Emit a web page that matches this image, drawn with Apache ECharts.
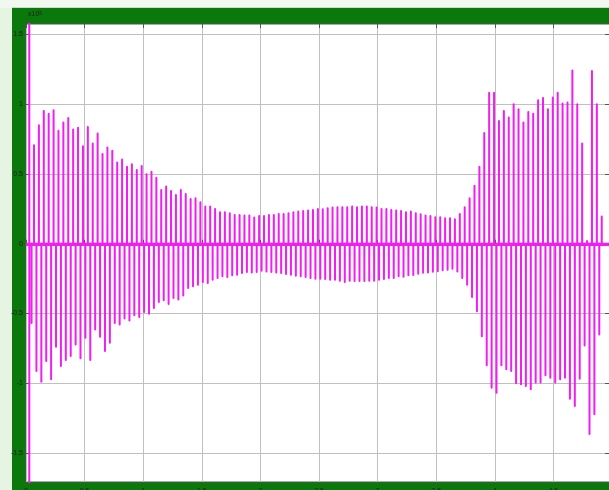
<!DOCTYPE html>
<html>
<head>
<meta charset="utf-8">
<script src="https://cdn.jsdelivr.net/npm/echarts@6/dist/echarts.min.js"></script>
<style>
  html, body { margin: 0; padding: 0; background: #fff; }
  #chart { width: 609px; height: 490px; }
</style>
</head>
<body>
<div id="chart"></div>
<script>
// Scope trace: alternating positive / negative pulses around zero.
// Positive pulse peaks, in order of time.
const posPeaks = [
  0.707, 0.85, 0.952, 0.933, 0.957, 0.81, 0.869, 0.902, 0.819, 0.831,
  0.70, 0.838, 0.719, 0.79, 0.643, 0.69, 0.667, 0.583, 0.605, 0.552,
  0.571, 0.529, 0.557, 0.498, 0.517, 0.474, 0.386, 0.41, 0.379,
  0.35, 0.386, 0.357, 0.321, 0.326, 0.298, 0.267, 0.267, 0.25, 0.226,
  0.226, 0.219, 0.207, 0.207, 0.202, 0.202, 0.188, 0.2, 0.2, 0.207,
  0.207, 0.214, 0.214, 0.219, 0.226, 0.231, 0.236, 0.238, 0.243, 0.25,
  0.248, 0.255, 0.26, 0.262, 0.262, 0.262, 0.267, 0.262, 0.267, 0.267,
  0.262, 0.26, 0.25, 0.25, 0.243, 0.238, 0.236, 0.226, 0.231, 0.219,
  0.212, 0.202, 0.2, 0.19, 0.19, 0.183, 0.183, 0.176, 0.214, 0.262,
  0.326, 0.417, 0.552, 0.795, 1.083, 1.083, 0.881, 0.952, 0.905, 1.0,
  0.964, 0.869, 0.945, 0.933, 1.029, 1.045, 0.964, 1.048, 1.083, 1.005,
  1.012, 1.243, 1.0, 0.719, 0.02, 1.238, 1.0, 0.195
];
// Negative pulse peaks, each half a period before the matching positive one.
const negPeaks = [
  -0.567, -0.912, -0.988, -0.84, -0.971, -0.738, -0.876, -0.833, -0.805, -0.721,
  -0.821, -0.674, -0.833, -0.614, -0.667, -0.769, -0.709, -0.567, -0.579, -0.536,
  -0.55, -0.512, -0.524, -0.488, -0.502, -0.46, -0.417, -0.405, -0.431, -0.388,
  -0.4, -0.371, -0.317, -0.305, -0.293, -0.274, -0.281, -0.257, -0.245, -0.233,
  -0.238, -0.226, -0.221, -0.21, -0.202, -0.205, -0.202, -0.193, -0.198, -0.202,
  -0.205, -0.21, -0.217, -0.221, -0.229, -0.233, -0.238, -0.245, -0.25,
  -0.25, -0.252, -0.257, -0.257, -0.264, -0.274, -0.264, -0.267, -0.267, -0.267,
  -0.264, -0.264, -0.257, -0.252, -0.245, -0.245, -0.233,
  -0.237, -0.225, -0.223, -0.215, -0.208, -0.206, -0.2, -0.197, -0.19, -0.186, -0.178,
  -0.198, -0.245, -0.293, -0.381, -0.483, -0.662, -0.871, -1.031, -1.067, -0.871,
  -0.9, -0.912, -1.0, -1.007, -1.019, -1.043, -0.995, -0.995, -0.943, -0.96,
  -0.995, -0.971, -0.96, -1.11, -1.162, -0.967, -0.729, -1.364, -1.221, -0.65
];
// Switch-on transient: swings far past both axis limits.
const startTransient = [3, -3];

// Time base
const T_START = 0, T_END = 5, T_STEP = 0.5;
const TRANSIENT_T = 0.028;
const FIRST_PULSE_T = 0.0474;
const PULSE_PERIOD = 0.04176;
const EDGE = 0.0003;

// Visible vertical limits of the scope window and its grid scale
const Y_VIEW_MIN = -1.7075, Y_VIEW_MAX = 1.5756;
const Y_GRID_MIN = -2, Y_GRID_MAX = 2, Y_GRID_STEP = 0.5;

// Assemble pulses in time order, then the drawn trace (zero between pulses)
const pulses = [];
startTransient.forEach(v => pulses.push([TRANSIENT_T, v]));
for (let j = 0; j < negPeaks.length; j++) {
  pulses.push([FIRST_PULSE_T + j * PULSE_PERIOD, negPeaks[j]]);
  if (j < posPeaks.length) {
    pulses.push([FIRST_PULSE_T + PULSE_PERIOD / 2 + j * PULSE_PERIOD, posPeaks[j]]);
  }
}
const trace = [[T_START, 0]];
pulses.forEach(([t, v]) => {
  trace.push([t - EDGE, 0], [t, v], [t + EDGE, 0]);
});
trace.push([T_END, 0]);

const GREEN = '#0a780a';
const GRIDLINE = '#c0c0c0';
const TICK = '#555';
const TRACE = '#f01ef0';

const chart = echarts.init(document.getElementById('chart'), null, { renderer: 'canvas' });
chart.setOption({
  animation: false,
  backgroundColor: GREEN,
  graphic: [
    { type: 'rect', left: 0, top: 0, shape: { width: 12, height: 490 }, style: { fill: '#e6f5e1' }, silent: true },
    { type: 'rect', left: 0, top: 0, shape: { width: 609, height: 8 }, style: { fill: '#f1f8ef' }, silent: true },
    { type: 'rect', left: 12, top: 7, shape: { width: 597, height: 1 }, style: { fill: '#cfd8cf' }, silent: true },
    {
      type: 'text', left: 28, top: 11, silent: true,
      style: {
        text: 'x10{sup|5}', fill: '#222', font: '7px "Liberation Sans", Arial, sans-serif',
        rich: { sup: { fontSize: 5, verticalAlign: 'top', fill: '#222' } }
      }
    }
  ],
  grid: [
    { // scope window holding the trace
      left: 26, top: 24, width: 586, height: 458,
      show: true, backgroundColor: '#ffffff', borderColor: '#555', borderWidth: 1,
      outerBoundsMode: 'none', containLabel: false
    },
    { // amplitude grid with regular 0.5 steps, extends past the window edges
      left: 26, top: -35.2, width: 586, height: 558,
      show: false, outerBoundsMode: 'none', containLabel: false
    }
  ],
  xAxis: [
    {
      gridIndex: 0, type: 'value', min: T_START, max: T_END, interval: T_STEP, position: 'bottom',
      axisLine: { show: false },
      axisTick: { show: true, inside: true, length: 4, lineStyle: { color: TICK } },
      axisLabel: { show: true, fontSize: 7, color: '#222', margin: 6, fontFamily: 'Liberation Sans' },
      splitLine: { show: true, lineStyle: { color: GRIDLINE, width: 1 } }
    },
    {
      gridIndex: 0, type: 'value', min: T_START, max: T_END, interval: T_STEP, position: 'top',
      axisLine: { show: false },
      axisTick: { show: true, inside: true, length: 4, lineStyle: { color: TICK } },
      axisLabel: { show: false }, splitLine: { show: false }
    },
    { gridIndex: 1, type: 'value', min: T_START, max: T_END, show: false }
  ],
  yAxis: [
    { gridIndex: 0, type: 'value', min: Y_VIEW_MIN, max: Y_VIEW_MAX, show: false },
    {
      gridIndex: 1, type: 'value', min: Y_GRID_MIN, max: Y_GRID_MAX, interval: Y_GRID_STEP, position: 'left',
      axisLine: { show: false },
      axisTick: { show: true, inside: true, length: 4, lineStyle: { color: TICK } },
      axisLabel: { show: true, fontSize: 7, color: '#222', margin: 3, fontFamily: 'Liberation Sans' },
      splitLine: { show: true, lineStyle: { color: GRIDLINE, width: 1 } }
    },
    {
      gridIndex: 1, type: 'value', min: Y_GRID_MIN, max: Y_GRID_MAX, interval: Y_GRID_STEP, position: 'right',
      axisLine: { show: false },
      axisTick: { show: true, inside: true, length: 7, lineStyle: { color: TICK } },
      axisLabel: { show: false }, splitLine: { show: false }
    }
  ],
  series: [
    {
      type: 'line', xAxisIndex: 0, yAxisIndex: 0,
      data: trace, showSymbol: false, symbol: 'none', clip: true,
      lineStyle: { color: TRACE, width: 2, join: 'round' },
      // the trace rests on zero between pulses; its baseline reads heavier
      markLine: {
        silent: true, symbol: 'none', label: { show: false },
        lineStyle: { color: TRACE, width: 3, type: 'solid' },
        data: [{ yAxis: 0 }]
      },
      z: 5
    }
  ]
});
</script>
</body>
</html>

_ _ _ _

### Set exercise
Nothing but a number is needed here: how many lines hold the string "with"?

### Worked solution
2